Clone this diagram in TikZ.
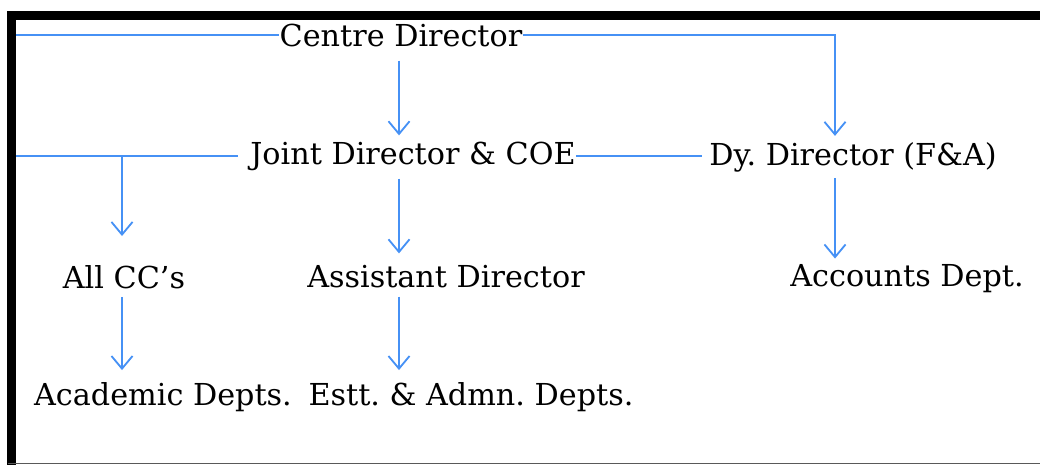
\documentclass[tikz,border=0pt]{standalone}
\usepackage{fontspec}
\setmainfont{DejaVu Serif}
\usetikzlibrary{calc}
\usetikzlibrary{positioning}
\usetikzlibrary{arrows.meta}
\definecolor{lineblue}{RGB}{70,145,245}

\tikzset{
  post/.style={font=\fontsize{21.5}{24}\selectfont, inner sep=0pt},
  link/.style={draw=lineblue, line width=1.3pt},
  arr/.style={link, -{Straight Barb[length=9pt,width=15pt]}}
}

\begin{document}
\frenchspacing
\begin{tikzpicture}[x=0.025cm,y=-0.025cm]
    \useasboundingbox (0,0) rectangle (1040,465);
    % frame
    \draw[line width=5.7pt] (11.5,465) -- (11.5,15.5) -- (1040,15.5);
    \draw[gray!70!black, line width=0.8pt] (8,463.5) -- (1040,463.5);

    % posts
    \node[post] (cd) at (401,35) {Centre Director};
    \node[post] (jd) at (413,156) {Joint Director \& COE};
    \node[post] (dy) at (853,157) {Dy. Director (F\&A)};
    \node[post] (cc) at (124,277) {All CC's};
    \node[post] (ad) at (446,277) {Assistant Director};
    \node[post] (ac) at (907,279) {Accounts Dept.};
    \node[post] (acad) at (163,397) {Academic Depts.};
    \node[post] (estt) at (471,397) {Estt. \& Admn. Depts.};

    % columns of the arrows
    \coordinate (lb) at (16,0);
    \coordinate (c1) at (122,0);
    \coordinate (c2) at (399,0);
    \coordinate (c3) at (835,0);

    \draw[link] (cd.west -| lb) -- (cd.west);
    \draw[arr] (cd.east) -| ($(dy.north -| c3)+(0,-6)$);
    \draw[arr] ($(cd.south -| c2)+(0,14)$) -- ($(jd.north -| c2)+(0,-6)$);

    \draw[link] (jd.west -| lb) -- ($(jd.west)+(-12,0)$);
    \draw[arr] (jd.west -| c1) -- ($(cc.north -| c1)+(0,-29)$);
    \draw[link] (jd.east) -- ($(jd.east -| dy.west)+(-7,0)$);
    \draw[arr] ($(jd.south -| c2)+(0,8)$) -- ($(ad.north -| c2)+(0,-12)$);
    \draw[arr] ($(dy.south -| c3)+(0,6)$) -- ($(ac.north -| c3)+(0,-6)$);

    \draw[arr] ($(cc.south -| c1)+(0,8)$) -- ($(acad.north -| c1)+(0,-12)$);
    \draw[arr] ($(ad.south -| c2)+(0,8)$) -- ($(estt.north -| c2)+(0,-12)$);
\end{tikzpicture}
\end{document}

|---|

SET TASK » Give back exactly the lines from the first line of the data through the line with "(8,463.5) -- (1040,463.5);", pictures excluded.

SOLUTION TO THE PROBLEM »
Clone this diagram in TikZ.
\documentclass[tikz,border=0pt]{standalone}
\usepackage{fontspec}
\setmainfont{DejaVu Serif}
\usetikzlibrary{calc}
\usetikzlibrary{positioning}
\usetikzlibrary{arrows.meta}
\definecolor{lineblue}{RGB}{70,145,245}

\tikzset{
  post/.style={font=\fontsize{21.5}{24}\selectfont, inner sep=0pt},
  link/.style={draw=lineblue, line width=1.3pt},
  arr/.style={link, -{Straight Barb[length=9pt,width=15pt]}}
}

\begin{document}
\frenchspacing
\begin{tikzpicture}[x=0.025cm,y=-0.025cm]
    \useasboundingbox (0,0) rectangle (1040,465);
    % frame
    \draw[line width=5.7pt] (11.5,465) -- (11.5,15.5) -- (1040,15.5);
    \draw[gray!70!black, line width=0.8pt] (8,463.5) -- (1040,463.5);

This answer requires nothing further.